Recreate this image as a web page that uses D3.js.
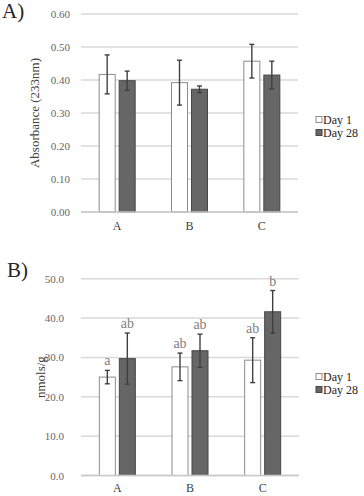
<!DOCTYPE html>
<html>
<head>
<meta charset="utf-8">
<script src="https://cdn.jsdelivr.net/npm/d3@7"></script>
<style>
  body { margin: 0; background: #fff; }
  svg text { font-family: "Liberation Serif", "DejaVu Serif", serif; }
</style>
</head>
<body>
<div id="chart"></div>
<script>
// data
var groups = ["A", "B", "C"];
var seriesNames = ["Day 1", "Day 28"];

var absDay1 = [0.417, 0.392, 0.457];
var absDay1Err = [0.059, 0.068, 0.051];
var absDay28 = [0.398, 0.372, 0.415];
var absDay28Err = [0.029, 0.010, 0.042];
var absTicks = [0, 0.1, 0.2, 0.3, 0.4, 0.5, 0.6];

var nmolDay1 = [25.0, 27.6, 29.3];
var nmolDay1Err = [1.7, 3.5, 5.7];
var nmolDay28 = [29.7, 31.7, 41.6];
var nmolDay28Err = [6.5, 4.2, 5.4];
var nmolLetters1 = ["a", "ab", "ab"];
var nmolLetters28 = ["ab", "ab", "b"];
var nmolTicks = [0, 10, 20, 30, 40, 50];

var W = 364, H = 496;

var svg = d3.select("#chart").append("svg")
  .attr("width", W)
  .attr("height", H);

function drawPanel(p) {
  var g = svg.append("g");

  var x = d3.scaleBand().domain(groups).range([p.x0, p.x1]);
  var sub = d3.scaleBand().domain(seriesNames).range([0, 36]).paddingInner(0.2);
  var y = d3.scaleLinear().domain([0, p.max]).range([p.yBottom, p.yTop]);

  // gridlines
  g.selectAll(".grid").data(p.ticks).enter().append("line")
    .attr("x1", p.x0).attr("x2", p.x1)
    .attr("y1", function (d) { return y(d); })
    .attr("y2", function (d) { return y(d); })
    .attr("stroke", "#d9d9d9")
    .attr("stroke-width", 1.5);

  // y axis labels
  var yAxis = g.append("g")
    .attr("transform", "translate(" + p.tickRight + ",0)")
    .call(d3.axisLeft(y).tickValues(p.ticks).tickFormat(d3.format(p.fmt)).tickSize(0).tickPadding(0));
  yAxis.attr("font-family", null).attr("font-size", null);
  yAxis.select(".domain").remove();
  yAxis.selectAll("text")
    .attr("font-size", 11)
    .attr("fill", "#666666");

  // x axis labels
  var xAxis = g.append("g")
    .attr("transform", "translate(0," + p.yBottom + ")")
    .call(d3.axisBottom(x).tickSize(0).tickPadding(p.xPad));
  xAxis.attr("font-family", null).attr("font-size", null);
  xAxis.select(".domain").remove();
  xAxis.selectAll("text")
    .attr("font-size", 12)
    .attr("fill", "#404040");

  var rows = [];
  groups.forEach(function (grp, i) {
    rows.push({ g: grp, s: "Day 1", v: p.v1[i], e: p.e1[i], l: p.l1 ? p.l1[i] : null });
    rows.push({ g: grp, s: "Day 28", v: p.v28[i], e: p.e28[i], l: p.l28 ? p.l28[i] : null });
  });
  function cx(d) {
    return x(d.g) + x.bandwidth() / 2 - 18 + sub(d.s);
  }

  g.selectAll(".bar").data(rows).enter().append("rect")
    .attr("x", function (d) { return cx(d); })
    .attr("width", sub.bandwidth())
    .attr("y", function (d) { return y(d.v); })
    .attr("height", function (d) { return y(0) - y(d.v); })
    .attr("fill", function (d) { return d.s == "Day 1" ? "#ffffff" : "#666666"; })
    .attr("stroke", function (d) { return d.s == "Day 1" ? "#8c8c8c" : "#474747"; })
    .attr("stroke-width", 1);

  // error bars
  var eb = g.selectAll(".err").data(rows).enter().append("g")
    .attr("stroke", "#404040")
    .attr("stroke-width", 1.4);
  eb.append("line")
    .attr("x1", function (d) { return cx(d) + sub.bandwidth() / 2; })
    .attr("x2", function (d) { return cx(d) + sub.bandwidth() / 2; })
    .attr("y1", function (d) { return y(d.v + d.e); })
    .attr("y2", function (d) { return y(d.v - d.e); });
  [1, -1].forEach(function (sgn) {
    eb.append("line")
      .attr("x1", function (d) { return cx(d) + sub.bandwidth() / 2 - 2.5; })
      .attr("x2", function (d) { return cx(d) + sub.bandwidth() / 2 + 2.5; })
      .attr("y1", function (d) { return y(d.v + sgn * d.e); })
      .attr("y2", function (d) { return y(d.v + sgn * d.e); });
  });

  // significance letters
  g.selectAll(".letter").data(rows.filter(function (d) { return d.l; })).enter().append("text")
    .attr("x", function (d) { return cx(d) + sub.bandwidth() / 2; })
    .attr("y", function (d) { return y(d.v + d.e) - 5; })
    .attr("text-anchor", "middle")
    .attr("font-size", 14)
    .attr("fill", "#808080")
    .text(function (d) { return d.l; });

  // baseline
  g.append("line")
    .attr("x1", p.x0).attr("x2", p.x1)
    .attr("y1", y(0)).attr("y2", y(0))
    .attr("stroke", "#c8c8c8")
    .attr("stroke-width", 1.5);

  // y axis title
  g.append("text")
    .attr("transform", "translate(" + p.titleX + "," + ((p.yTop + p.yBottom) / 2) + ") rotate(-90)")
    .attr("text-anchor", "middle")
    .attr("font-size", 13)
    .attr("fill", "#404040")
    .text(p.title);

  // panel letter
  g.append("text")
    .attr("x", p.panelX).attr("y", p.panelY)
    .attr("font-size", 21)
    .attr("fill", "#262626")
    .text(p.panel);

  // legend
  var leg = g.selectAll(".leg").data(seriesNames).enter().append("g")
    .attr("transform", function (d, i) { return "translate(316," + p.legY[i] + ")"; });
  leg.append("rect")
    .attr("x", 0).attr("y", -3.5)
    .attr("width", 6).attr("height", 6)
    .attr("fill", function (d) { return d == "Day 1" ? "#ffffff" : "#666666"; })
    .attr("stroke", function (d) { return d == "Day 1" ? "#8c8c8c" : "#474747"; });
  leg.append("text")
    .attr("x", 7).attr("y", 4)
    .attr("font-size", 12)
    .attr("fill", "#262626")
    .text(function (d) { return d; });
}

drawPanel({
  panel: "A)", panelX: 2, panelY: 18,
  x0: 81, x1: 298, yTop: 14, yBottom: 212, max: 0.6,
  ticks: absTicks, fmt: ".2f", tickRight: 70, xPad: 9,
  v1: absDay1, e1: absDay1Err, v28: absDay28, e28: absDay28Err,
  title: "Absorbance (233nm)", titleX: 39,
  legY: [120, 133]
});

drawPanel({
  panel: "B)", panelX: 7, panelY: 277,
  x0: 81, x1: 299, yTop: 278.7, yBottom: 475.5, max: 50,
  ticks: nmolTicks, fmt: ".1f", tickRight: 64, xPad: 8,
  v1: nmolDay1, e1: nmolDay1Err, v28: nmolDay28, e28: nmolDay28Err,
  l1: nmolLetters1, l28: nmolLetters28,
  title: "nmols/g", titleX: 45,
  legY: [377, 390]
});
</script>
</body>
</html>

# # #

Quote the preceding listing precisely and completely, omitting its images.

Problem solution:
Recreate this image as a web page that uses D3.js.
<!DOCTYPE html>
<html>
<head>
<meta charset="utf-8">
<script src="https://cdn.jsdelivr.net/npm/d3@7"></script>
<style>
  body { margin: 0; background: #fff; }
  svg text { font-family: "Liberation Serif", "DejaVu Serif", serif; }
</style>
</head>
<body>
<div id="chart"></div>
<script>
// data
var groups = ["A", "B", "C"];
var seriesNames = ["Day 1", "Day 28"];

var absDay1 = [0.417, 0.392, 0.457];
var absDay1Err = [0.059, 0.068, 0.051];
var absDay28 = [0.398, 0.372, 0.415];
var absDay28Err = [0.029, 0.010, 0.042];
var absTicks = [0, 0.1, 0.2, 0.3, 0.4, 0.5, 0.6];

var nmolDay1 = [25.0, 27.6, 29.3];
var nmolDay1Err = [1.7, 3.5, 5.7];
var nmolDay28 = [29.7, 31.7, 41.6];
var nmolDay28Err = [6.5, 4.2, 5.4];
var nmolLetters1 = ["a", "ab", "ab"];
var nmolLetters28 = ["ab", "ab", "b"];
var nmolTicks = [0, 10, 20, 30, 40, 50];

var W = 364, H = 496;

var svg = d3.select("#chart").append("svg")
  .attr("width", W)
  .attr("height", H);

function drawPanel(p) {
  var g = svg.append("g");

  var x = d3.scaleBand().domain(groups).range([p.x0, p.x1]);
  var sub = d3.scaleBand().domain(seriesNames).range([0, 36]).paddingInner(0.2);
  var y = d3.scaleLinear().domain([0, p.max]).range([p.yBottom, p.yTop]);

  // gridlines
  g.selectAll(".grid").data(p.ticks).enter().append("line")
    .attr("x1", p.x0).attr("x2", p.x1)
    .attr("y1", function (d) { return y(d); })
    .attr("y2", function (d) { return y(d); })
    .attr("stroke", "#d9d9d9")
    .attr("stroke-width", 1.5);

  // y axis labels
  var yAxis = g.append("g")
    .attr("transform", "translate(" + p.tickRight + ",0)")
    .call(d3.axisLeft(y).tickValues(p.ticks).tickFormat(d3.format(p.fmt)).tickSize(0).tickPadding(0));
  yAxis.attr("font-family", null).attr("font-size", null);
  yAxis.select(".domain").remove();
  yAxis.selectAll("text")
    .attr("font-size", 11)
    .attr("fill", "#666666");

  // x axis labels
  var xAxis = g.append("g")
    .attr("transform", "translate(0," + p.yBottom + ")")
    .call(d3.axisBottom(x).tickSize(0).tickPadding(p.xPad));
  xAxis.attr("font-family", null).attr("font-size", null);
  xAxis.select(".domain").remove();
  xAxis.selectAll("text")
    .attr("font-size", 12)
    .attr("fill", "#404040");

  var rows = [];
  groups.forEach(function (grp, i) {
    rows.push({ g: grp, s: "Day 1", v: p.v1[i], e: p.e1[i], l: p.l1 ? p.l1[i] : null });
    rows.push({ g: grp, s: "Day 28", v: p.v28[i], e: p.e28[i], l: p.l28 ? p.l28[i] : null });
  });
  function cx(d) {
    return x(d.g) + x.bandwidth() / 2 - 18 + sub(d.s);
  }

  g.selectAll(".bar").data(rows).enter().append("rect")
    .attr("x", function (d) { return cx(d); })
    .attr("width", sub.bandwidth())
    .attr("y", function (d) { return y(d.v); })
    .attr("height", function (d) { return y(0) - y(d.v); })
    .attr("fill", function (d) { return d.s == "Day 1" ? "#ffffff" : "#666666"; })
    .attr("stroke", function (d) { return d.s == "Day 1" ? "#8c8c8c" : "#474747"; })
    .attr("stroke-width", 1);

  // error bars
  var eb = g.selectAll(".err").data(rows).enter().append("g")
    .attr("stroke", "#404040")
    .attr("stroke-width", 1.4);
  eb.append("line")
    .attr("x1", function (d) { return cx(d) + sub.bandwidth() / 2; })
    .attr("x2", function (d) { return cx(d) + sub.bandwidth() / 2; })
    .attr("y1", function (d) { return y(d.v + d.e); })
    .attr("y2", function (d) { return y(d.v - d.e); });
  [1, -1].forEach(function (sgn) {
    eb.append("line")
      .attr("x1", function (d) { return cx(d) + sub.bandwidth() / 2 - 2.5; })
      .attr("x2", function (d) { return cx(d) + sub.bandwidth() / 2 + 2.5; })
      .attr("y1", function (d) { return y(d.v + sgn * d.e); })
      .attr("y2", function (d) { return y(d.v + sgn * d.e); });
  });

  // significance letters
  g.selectAll(".letter").data(rows.filter(function (d) { return d.l; })).enter().append("text")
    .attr("x", function (d) { return cx(d) + sub.bandwidth() / 2; })
    .attr("y", function (d) { return y(d.v + d.e) - 5; })
    .attr("text-anchor", "middle")
    .attr("font-size", 14)
    .attr("fill", "#808080")
    .text(function (d) { return d.l; });

  // baseline
  g.append("line")
    .attr("x1", p.x0).attr("x2", p.x1)
    .attr("y1", y(0)).attr("y2", y(0))
    .attr("stroke", "#c8c8c8")
    .attr("stroke-width", 1.5);

  // y axis title
  g.append("text")
    .attr("transform", "translate(" + p.titleX + "," + ((p.yTop + p.yBottom) / 2) + ") rotate(-90)")
    .attr("text-anchor", "middle")
    .attr("font-size", 13)
    .attr("fill", "#404040")
    .text(p.title);

  // panel letter
  g.append("text")
    .attr("x", p.panelX).attr("y", p.panelY)
    .attr("font-size", 21)
    .attr("fill", "#262626")
    .text(p.panel);

  // legend
  var leg = g.selectAll(".leg").data(seriesNames).enter().append("g")
    .attr("transform", function (d, i) { return "translate(316," + p.legY[i] + ")"; });
  leg.append("rect")
    .attr("x", 0).attr("y", -3.5)
    .attr("width", 6).attr("height", 6)
    .attr("fill", function (d) { return d == "Day 1" ? "#ffffff" : "#666666"; })
    .attr("stroke", function (d) { return d == "Day 1" ? "#8c8c8c" : "#474747"; });
  leg.append("text")
    .attr("x", 7).attr("y", 4)
    .attr("font-size", 12)
    .attr("fill", "#262626")
    .text(function (d) { return d; });
}

drawPanel({
  panel: "A)", panelX: 2, panelY: 18,
  x0: 81, x1: 298, yTop: 14, yBottom: 212, max: 0.6,
  ticks: absTicks, fmt: ".2f", tickRight: 70, xPad: 9,
  v1: absDay1, e1: absDay1Err, v28: absDay28, e28: absDay28Err,
  title: "Absorbance (233nm)", titleX: 39,
  legY: [120, 133]
});

drawPanel({
  panel: "B)", panelX: 7, panelY: 277,
  x0: 81, x1: 299, yTop: 278.7, yBottom: 475.5, max: 50,
  ticks: nmolTicks, fmt: ".1f", tickRight: 64, xPad: 8,
  v1: nmolDay1, e1: nmolDay1Err, v28: nmolDay28, e28: nmolDay28Err,
  l1: nmolLetters1, l28: nmolLetters28,
  title: "nmols/g", titleX: 45,
  legY: [377, 390]
});
</script>
</body>
</html>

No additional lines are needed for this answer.